One of the big advantages of using SciPy is that it is fairly common -- people trying to fit data likely already have it installed, and it may even already be used in the code they're using for data analysis.

In [None]:
#Setup
#Initial Guesses for a,b,c. In this case, our initial guess is the true function.
p0 = [1,0,0] #Parameters should be in the same order here as they were when we defined our function.

#Do fit
s_fit = opt.curve_fit(f,xdata,ydata,p0,sigma=sigdata,absolute_sigma=True) #absolute_sigma is set so that uncertainties aren't treated as percentages.
#print(s_fit) #If we uncomment this line, we see that s_fit is an array containing two arrays.

#Define parameters from fit. Our parameters are stored in the first array in our fit output, in the order they were listed in f.
s_a = s_fit[0][0]
s_b = s_fit[0][1]
s_c = s_fit[0][2]

#Define error from fit.
s_cov = s_fit[1]                    #The second array in the fit output is a covariance matrix.
s_error = np.sqrt(np.diag(s_cov)) #The diagonals of the covariance matrix are the variances of individual parameters.
s_ae = s_error[0]                   #The errors will be in an order corresponding to the order of the parameters in their array
s_be = s_error[1]
s_ce = s_error[2]

#Create array to plot
s_curve = s_a*xdata**2+s_b*xdata+s_c

#Print Values
print('a: '+str(s_a)+u' \u00B1 '+str(s_ae))
print('b: '+str(s_b)+u' \u00B1 '+str(s_be))
print('c: '+str(s_c)+u' \u00B1 '+str(s_ce))

### lmfit

LmFit is much less common than SciPy because it is built for a much narrower focus; unlike SciPy, LmFit only does curve fitting.</br>
However, LmFit has some nice features that SciPy's optimize module does not.

In [None]:
#Setup
weighdata = 1/sigdata                       #We will need weights for lmfit. This tells us how much to account for a single data point in the fit.
l_mod = lf.Model(f)                         #Tell lmfit that we want to model the function f
params = l_mod.make_params(a=1, b=0, c=0)   #Give lmfit our initial guesses - again, the true function

#Do fit
l_fit = l_mod.fit(ydata, params, x=xdata, weights=weighdata) #Here is where the weights we set at the beginning come in.

#Define Stuff
l_dict = l_fit.best_values #l_fit has a lot of output. We want to use the final result.
l_a = l_dict['a']          #Dictionary items are called based on their name.
l_b = l_dict['b']          #So, we don't have to track the order of parameters.
l_c = l_dict['c']

#Create array to plot
l_curve = l_a*xdata**2+l_b*xdata+l_c

l_fit #Display information about the fit

While SciPy required a bit less setup, the output of LmFit is much nicer. I also find the code for using lmfit more readable.</br>
LmFit also contains a bit more information, such as &Chi;<sup>2</sup> values.
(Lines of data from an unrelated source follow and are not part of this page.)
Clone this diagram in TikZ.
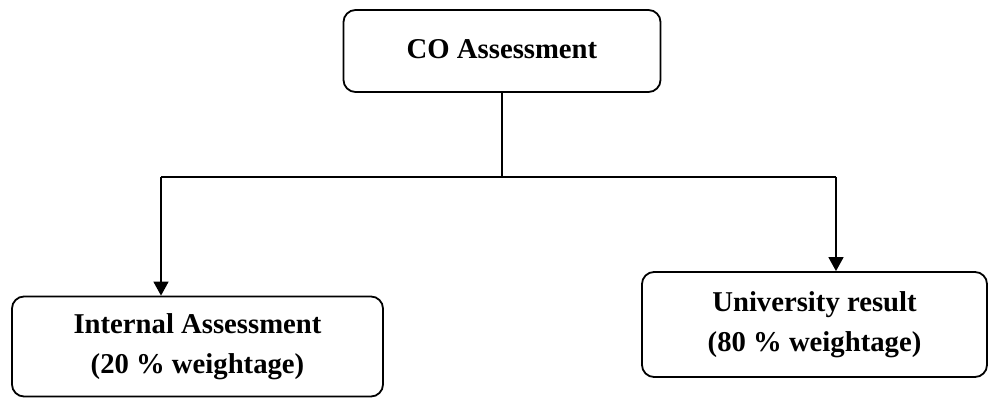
\documentclass[tikz,border=0pt]{standalone}
\usepackage{fontspec}
\setmainfont{Liberation Serif}
\usetikzlibrary{arrows.meta}
\begin{document}
\begin{tikzpicture}[x=1pt,y=-1pt,
  boxstyle/.style={draw, line width=1.8pt, rounded corners=12pt, align=center,
    font=\fontsize{28.7}{40}\selectfont\bfseries, inner sep=0pt},
  conn/.style={line width=1.6pt},
  arr/.style={conn, -{Triangle[length=14pt,width=15pt]}}]
\useasboundingbox (0,0) rectangle (989,398);
\node[boxstyle, minimum width=317pt, minimum height=82pt] (top) at (502,51) {\raisebox{4pt}{CO Assessment}};
\node[boxstyle, minimum width=371pt, minimum height=100pt] (left) at (197.5,346.5) {Internal Assessment\\(20 \% weightage)};
\node[boxstyle, minimum width=345pt, minimum height=105pt] (right) at (814.5,324.5) {University result\\(80 \% weightage)};
\coordinate (jl) at (161,177);
\coordinate (jr) at (836,177);
\draw[conn] (top.south) -- (top.south |- jl);
\draw[conn] (jl) -- (jr);
\draw[arr] (jl) -- (jl |- left.north);
\draw[arr] (jr) -- (jr |- right.north);
\end{tikzpicture}
\end{document}
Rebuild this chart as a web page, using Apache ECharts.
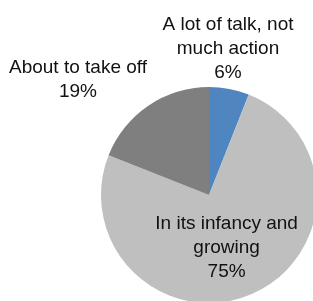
<!DOCTYPE html>
<html>
<head>
<meta charset="utf-8">
<script src="https://cdn.jsdelivr.net/npm/echarts@6/dist/echarts.min.js"></script>
<style>
  html, body { margin: 0; padding: 0; background: #fff; }
  #chart { width: 313px; height: 301px; }
</style>
</head>
<body>
<div id="chart"></div>
<script>
// data
var categories = ['A lot of talk, not\nmuch action', 'In its infancy and\ngrowing', 'About to take off'];
var shares = [6, 75, 19];
var colors = ['#4F86C0', '#BFBFBF', '#7F7F7F'];

var showPie = {
    chart: null,
    init: function (id) {
        this.chart = echarts.init(document.getElementById(id));
        return this.chart;
    },
    getOption: function () {
        var data = [];
        for (var i = 0; i < categories.length; i++) {
            data.push({
                name: categories[i],
                value: shares[i],
                itemStyle: { color: colors[i] },
                label: { position: i === 1 ? 'inside' : 'outside' }
            });
        }
        return {
            animation: false,
            series: [{
                type: 'pie',
                center: [209, 195],
                radius: 108,
                startAngle: 90,
                clockwise: true,
                avoidLabelOverlap: false,
                labelLine: { show: false },
                label: {
                    formatter: '{b}\n{c}%',
                    fontFamily: '"Liberation Sans", Arial, sans-serif',
                    fontSize: 19,
                    lineHeight: 24,
                    color: '#111',
                    align: 'center'
                },
                // outside labels sit above the pie like the original
                labelLayout: function (p) {
                    if (p.dataIndex === 0) return { x: 228, y: 49, align: 'center', verticalAlign: 'middle' };
                    if (p.dataIndex === 2) return { x: 78, y: 80, align: 'center', verticalAlign: 'middle' };
                    return { dx: -5 };
                },
                data: data
            }]
        };
    }
};

showPie.init('chart').setOption(showPie.getOption());
</script>
</body>
</html>
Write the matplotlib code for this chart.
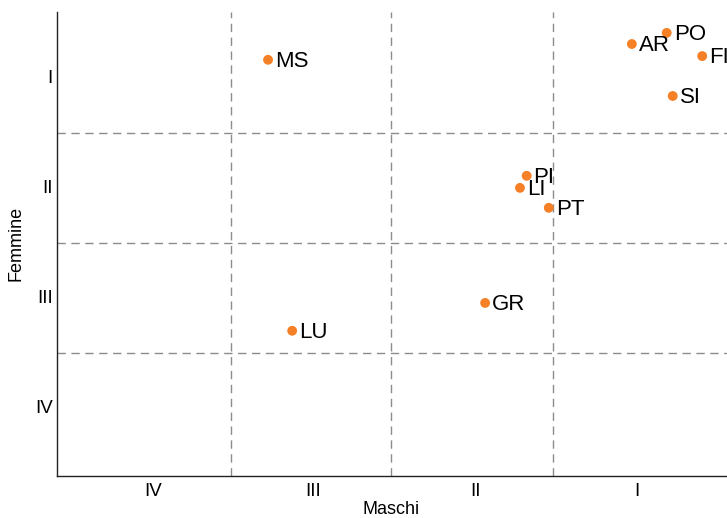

The parameter values and errors, though, are more or less the same.

### Plotting

Now it's time to plot everything together for comparison.

In [None]:
#Plotting

fig = plt.figure(figsize=(9.0,8.0))                #size of the plot

plt.errorbar(xdata,ydata,yerr=sigdata,fmt='bo',label='Data') #Plot points (fmt='*o') with error bars
plt.plot(xdata,ycurve,label='Function')                      #Accepting default style gives us a solid line
plt.plot(xdata,s_curve,linestyle='--',label='SciPy')         #Plot the scipy curve fit with a dashed line
plt.plot(xdata,l_curve,linestyle='--',label='LmFit')

plt.legend()           #Tells our plot to show a legend
plt.show()             #Depending how your environment is set up, this line may not be necessary, but it won't break anything.

There's no visible difference between our two curve fits -- in fact, we can only see one of them. (If you want to see the other, comment out the one that's visible; they're right on top of each other).